Vigilancia y confianza
Sírvanos la consideración de ese gravísimo pecado —el peor de todos— para que crezcamos en la vigilancia y en la confianza.
Vigilancia, porque nada grande sucede en un instante. Sucesivas infidelidades, dureza de corazón, desprecio por la práctica de la religión… Todo ello puede, con el tiempo, llevar a cualquier hombre a cometer los pecados más graves.
Y confianza porque, en palabras del Doctor Angélico, el pecado contra el Espíritu Santo «es irremisible por su naturaleza, en cuanto que excluye lo que causa la remisión del pecado. No queda, sin embargo, cerrado del todo el camino del perdón y de la salud a la omnipotencia y misericordia de Dios, la cual, como por milagro, sana a veces espiritualmente a esos impenitentes».11 Si ni siquiera el peor de los pecados logra ponerle límites a la bondad del Todopoderoso, ¿cómo podemos desconfiar de su amor por nosotros?
Pero tampoco podemos engañarnos pensando que todos los hombres son buenos y alcanzan el perdón de sus propias faltas sin el debido arrepentimiento de sus pecados. Los impenitentes no obtendrán ni el perdón ni la vida eterna. Al contrario, pagarán su iniquidad en llamas eternas, pues nadie se salva si no lo desea. El que quiere permanecer en el pecado no puede aspirar a la gloria futura. ◊
Notas
1 Con respecto al tema, confiérase: SANTO TOMÁS DE AQUINO. Comentario a las Sentencias de Pedro Lombardo. L. II, dist. 43; Cuestiones disputadas sobre el mal, q. 2, a. 8, ad 4; Quodlibet II, q. 8, a. 1; Comentario a la Epístola a los romanos, c. II; Catena Aurea. Evangelio según Mateo, c. XII, vv. 31-32; Evangelio según Marcos, c. III, vv. 23-30; Suma Teológica. II-II, q. 14.

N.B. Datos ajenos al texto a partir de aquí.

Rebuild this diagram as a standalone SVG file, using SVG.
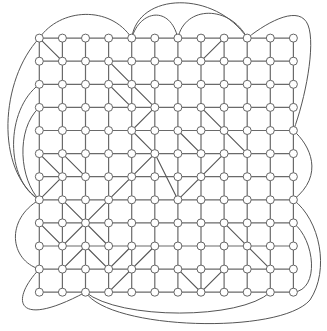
<svg xmlns="http://www.w3.org/2000/svg" width="327" height="331" viewBox="0 0 327 331">
<style>
.g{stroke:#6a6a6a;stroke-width:1.2;fill:none}
.d{stroke:#555;stroke-width:1.1;fill:none}
.c{stroke:#555;stroke-width:1;fill:none}
.n{fill:#fff;stroke:#666;stroke-width:1}
</style>
<rect width="327" height="331" fill="#fff"/>
<g id="connectors">
<g id="grid">
<path class="g" d="M39.3,38.1H293.4M39.3,61.2H293.4M39.3,84.3H293.4M39.3,107.4H293.4M39.3,130.5H293.4M39.3,153.6H293.4M39.3,176.7H293.4M39.3,199.8H293.4M39.3,222.9H293.4M39.3,246H293.4M39.3,269.1H293.4M39.3,292.2H293.4"/>
<path class="g" d="M39.3,38.1V292.2M62.4,38.1V292.2M85.5,38.1V292.2M108.6,38.1V292.2M131.7,38.1V292.2M154.8,38.1V292.2M177.9,38.1V292.2M201,38.1V292.2M224.1,38.1V292.2M247.2,38.1V292.2M270.3,38.1V292.2M293.4,38.1V292.2"/>
</g>
<g id="diagonals">
<path class="d" d="M39.3,38.1L62.4,61.2M108.6,61.2L154.8,107.4M108.6,84.3L131.7,107.4M154.8,107.4L131.7,130.5L154.8,153.6M201,61.2L224.1,38.1M201,107.4L247.2,153.6M177.9,130.5L201,153.6M224.1,153.6L177.9,199.8M154.8,153.6L177.9,199.8M154.8,153.6L85.5,222.9M39.3,153.6L62.4,176.7M62.4,153.6L85.5,176.7M62.4,176.7L39.3,199.8M62.4,199.8L85.5,222.9M39.3,222.9L62.4,246L85.5,222.9L108.6,246M85.5,246L62.4,269.1M85.5,246L108.6,269.1L131.7,246M154.8,246L108.6,292.2M224.1,222.9L270.3,269.1M177.9,269.1L201,292.2L224.1,269.1"/>
</g>
<g id="curves">
<path class="c" d="M39.3,38.1C60,8 110,5 131.7,38.1"/>
<path class="c" d="M131.7,38.1C138,-8 215,-10 247.2,38.1"/>
<path class="c" d="M131.7,38.1C140,10 170,5 177.9,38.1"/>
<path class="c" d="M177.9,38.1C185,5 230,5 247.2,38.1"/>
<path class="c" d="M247.2,38.1C270,20 300,5 308,25C316,45 305,100 293.4,130.5"/>
<path class="c" d="M293.4,130.5C310,145 325,175 293.4,199.8"/>
<path class="c" d="M293.4,222.9C315,240 320,290 293.4,292.2"/>
<path class="c" d="M85.5,292.2C120,320 240,320 270.3,292.2"/>
<path class="c" d="M85.5,292.2C110,330 280,335 310,300C330,270 320,220 293.4,199.8"/>
<path class="c" d="M39.3,38.1C0,80 -5,170 39.3,199.8"/>
<path class="c" d="M39.3,84.3C5,110 5,180 39.3,199.8"/>
<path class="c" d="M39.3,107.4C15,130 20,180 39.3,199.8"/>
<path class="c" d="M39.3,199.8C5,220 10,260 39.3,269.1"/>
<path class="c" d="M39.3,269.1C10,300 15,330 85.5,292.2"/>
</g>
</g>
<g id="nodes">
<g id="r0"><circle class="n" cx="39.3" cy="38.1" r="4"/><circle class="n" cx="62.4" cy="38.1" r="4"/><circle class="n" cx="85.5" cy="38.1" r="4"/><circle class="n" cx="108.6" cy="38.1" r="4"/><circle class="n" cx="131.7" cy="38.1" r="4"/><circle class="n" cx="154.8" cy="38.1" r="4"/><circle class="n" cx="177.9" cy="38.1" r="4"/><circle class="n" cx="201" cy="38.1" r="4"/><circle class="n" cx="224.1" cy="38.1" r="4"/><circle class="n" cx="247.2" cy="38.1" r="4"/><circle class="n" cx="270.3" cy="38.1" r="4"/><circle class="n" cx="293.4" cy="38.1" r="4"/></g>
<g id="r1"><circle class="n" cx="39.3" cy="61.2" r="4"/><circle class="n" cx="62.4" cy="61.2" r="4"/><circle class="n" cx="85.5" cy="61.2" r="4"/><circle class="n" cx="108.6" cy="61.2" r="4"/><circle class="n" cx="131.7" cy="61.2" r="4"/><circle class="n" cx="154.8" cy="61.2" r="4"/><circle class="n" cx="177.9" cy="61.2" r="4"/><circle class="n" cx="201" cy="61.2" r="4"/><circle class="n" cx="224.1" cy="61.2" r="4"/><circle class="n" cx="247.2" cy="61.2" r="4"/><circle class="n" cx="270.3" cy="61.2" r="4"/><circle class="n" cx="293.4" cy="61.2" r="4"/></g>
<g id="r2"><circle class="n" cx="39.3" cy="84.3" r="4"/><circle class="n" cx="62.4" cy="84.3" r="4"/><circle class="n" cx="85.5" cy="84.3" r="4"/><circle class="n" cx="108.6" cy="84.3" r="4"/><circle class="n" cx="131.7" cy="84.3" r="4"/><circle class="n" cx="154.8" cy="84.3" r="4"/><circle class="n" cx="177.9" cy="84.3" r="4"/><circle class="n" cx="201" cy="84.3" r="4"/><circle class="n" cx="224.1" cy="84.3" r="4"/><circle class="n" cx="247.2" cy="84.3" r="4"/><circle class="n" cx="270.3" cy="84.3" r="4"/><circle class="n" cx="293.4" cy="84.3" r="4"/></g>
<g id="r3"><circle class="n" cx="39.3" cy="107.4" r="4"/><circle class="n" cx="62.4" cy="107.4" r="4"/><circle class="n" cx="85.5" cy="107.4" r="4"/><circle class="n" cx="108.6" cy="107.4" r="4"/><circle class="n" cx="131.7" cy="107.4" r="4"/><circle class="n" cx="154.8" cy="107.4" r="4"/><circle class="n" cx="177.9" cy="107.4" r="4"/><circle class="n" cx="201" cy="107.4" r="4"/><circle class="n" cx="224.1" cy="107.4" r="4"/><circle class="n" cx="247.2" cy="107.4" r="4"/><circle class="n" cx="270.3" cy="107.4" r="4"/><circle class="n" cx="293.4" cy="107.4" r="4"/></g>
<g id="r4"><circle class="n" cx="39.3" cy="130.5" r="4"/><circle class="n" cx="62.4" cy="130.5" r="4"/><circle class="n" cx="85.5" cy="130.5" r="4"/><circle class="n" cx="108.6" cy="130.5" r="4"/><circle class="n" cx="131.7" cy="130.5" r="4"/><circle class="n" cx="154.8" cy="130.5" r="4"/><circle class="n" cx="177.9" cy="130.5" r="4"/><circle class="n" cx="201" cy="130.5" r="4"/><circle class="n" cx="224.1" cy="130.5" r="4"/><circle class="n" cx="247.2" cy="130.5" r="4"/><circle class="n" cx="270.3" cy="130.5" r="4"/><circle class="n" cx="293.4" cy="130.5" r="4"/></g>
<g id="r5"><circle class="n" cx="39.3" cy="153.6" r="4"/><circle class="n" cx="62.4" cy="153.6" r="4"/><circle class="n" cx="85.5" cy="153.6" r="4"/><circle class="n" cx="108.6" cy="153.6" r="4"/><circle class="n" cx="131.7" cy="153.6" r="4"/><circle class="n" cx="154.8" cy="153.6" r="4"/><circle class="n" cx="177.9" cy="153.6" r="4"/><circle class="n" cx="201" cy="153.6" r="4"/><circle class="n" cx="224.1" cy="153.6" r="4"/><circle class="n" cx="247.2" cy="153.6" r="4"/><circle class="n" cx="270.3" cy="153.6" r="4"/><circle class="n" cx="293.4" cy="153.6" r="4"/></g>
<g id="r6"><circle class="n" cx="39.3" cy="176.7" r="4"/><circle class="n" cx="62.4" cy="176.7" r="4"/><circle class="n" cx="85.5" cy="176.7" r="4"/><circle class="n" cx="108.6" cy="176.7" r="4"/><circle class="n" cx="131.7" cy="176.7" r="4"/><circle class="n" cx="154.8" cy="176.7" r="4"/><circle class="n" cx="177.9" cy="176.7" r="4"/><circle class="n" cx="201" cy="176.7" r="4"/><circle class="n" cx="224.1" cy="176.7" r="4"/><circle class="n" cx="247.2" cy="176.7" r="4"/><circle class="n" cx="270.3" cy="176.7" r="4"/><circle class="n" cx="293.4" cy="176.7" r="4"/></g>
<g id="r7"><circle class="n" cx="39.3" cy="199.8" r="4"/><circle class="n" cx="62.4" cy="199.8" r="4"/><circle class="n" cx="85.5" cy="199.8" r="4"/><circle class="n" cx="108.6" cy="199.8" r="4"/><circle class="n" cx="131.7" cy="199.8" r="4"/><circle class="n" cx="154.8" cy="199.8" r="4"/><circle class="n" cx="177.9" cy="199.8" r="4"/><circle class="n" cx="201" cy="199.8" r="4"/><circle class="n" cx="224.1" cy="199.8" r="4"/><circle class="n" cx="247.2" cy="199.8" r="4"/><circle class="n" cx="270.3" cy="199.8" r="4"/><circle class="n" cx="293.4" cy="199.8" r="4"/></g>
<g id="r8"><circle class="n" cx="39.3" cy="222.9" r="4"/><circle class="n" cx="62.4" cy="222.9" r="4"/><circle class="n" cx="85.5" cy="222.9" r="4"/><circle class="n" cx="108.6" cy="222.9" r="4"/><circle class="n" cx="131.7" cy="222.9" r="4"/><circle class="n" cx="154.8" cy="222.9" r="4"/><circle class="n" cx="177.9" cy="222.9" r="4"/><circle class="n" cx="201" cy="222.9" r="4"/><circle class="n" cx="224.1" cy="222.9" r="4"/><circle class="n" cx="247.2" cy="222.9" r="4"/><circle class="n" cx="270.3" cy="222.9" r="4"/><circle class="n" cx="293.4" cy="222.9" r="4"/></g>
<g id="r9"><circle class="n" cx="39.3" cy="246" r="4"/><circle class="n" cx="62.4" cy="246" r="4"/><circle class="n" cx="85.5" cy="246" r="4"/><circle class="n" cx="108.6" cy="246" r="4"/><circle class="n" cx="131.7" cy="246" r="4"/><circle class="n" cx="154.8" cy="246" r="4"/><circle class="n" cx="177.9" cy="246" r="4"/><circle class="n" cx="201" cy="246" r="4"/><circle class="n" cx="224.1" cy="246" r="4"/><circle class="n" cx="247.2" cy="246" r="4"/><circle class="n" cx="270.3" cy="246" r="4"/><circle class="n" cx="293.4" cy="246" r="4"/></g>
<g id="r10"><circle class="n" cx="39.3" cy="269.1" r="4"/><circle class="n" cx="62.4" cy="269.1" r="4"/><circle class="n" cx="85.5" cy="269.1" r="4"/><circle class="n" cx="108.6" cy="269.1" r="4"/><circle class="n" cx="131.7" cy="269.1" r="4"/><circle class="n" cx="154.8" cy="269.1" r="4"/><circle class="n" cx="177.9" cy="269.1" r="4"/><circle class="n" cx="201" cy="269.1" r="4"/><circle class="n" cx="224.1" cy="269.1" r="4"/><circle class="n" cx="247.2" cy="269.1" r="4"/><circle class="n" cx="270.3" cy="269.1" r="4"/><circle class="n" cx="293.4" cy="269.1" r="4"/></g>
<g id="r11"><circle class="n" cx="39.3" cy="292.2" r="4"/><circle class="n" cx="62.4" cy="292.2" r="4"/><circle class="n" cx="85.5" cy="292.2" r="4"/><circle class="n" cx="108.6" cy="292.2" r="4"/><circle class="n" cx="131.7" cy="292.2" r="4"/><circle class="n" cx="154.8" cy="292.2" r="4"/><circle class="n" cx="177.9" cy="292.2" r="4"/><circle class="n" cx="201" cy="292.2" r="4"/><circle class="n" cx="224.1" cy="292.2" r="4"/><circle class="n" cx="247.2" cy="292.2" r="4"/><circle class="n" cx="270.3" cy="292.2" r="4"/><circle class="n" cx="293.4" cy="292.2" r="4"/></g>
</g>
</svg>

2 Cf. SANTO TOMÁS DE AQUINO. Suma Teológica. II-II, q. 13, a. 3.
3 Cf. Ídem, q. 14, a. 1.
4 Cf. Ídem, a. 3.
5 Cf. Ídem, I-II, q. 78, a. 1.
6 Cf. Ídem, II-II, q. 14, a. 2.
7 Cf. Ídem, q. 34, a. 2, ad 1.
8 Cf. Ídem, q. 14, a. 2.
9 Cf. Ídem, a. 3.
10 SANTO TOMÁS DE AQUINO. Comentario a las Sentencias de Pedro Lombardo. L. II, dist. 43, q. 1, a. 4, ad 1.
11 Cf. SANTO TOMÁS DE AQUINO. Suma Teológica. II-II, q. 14, a. 3.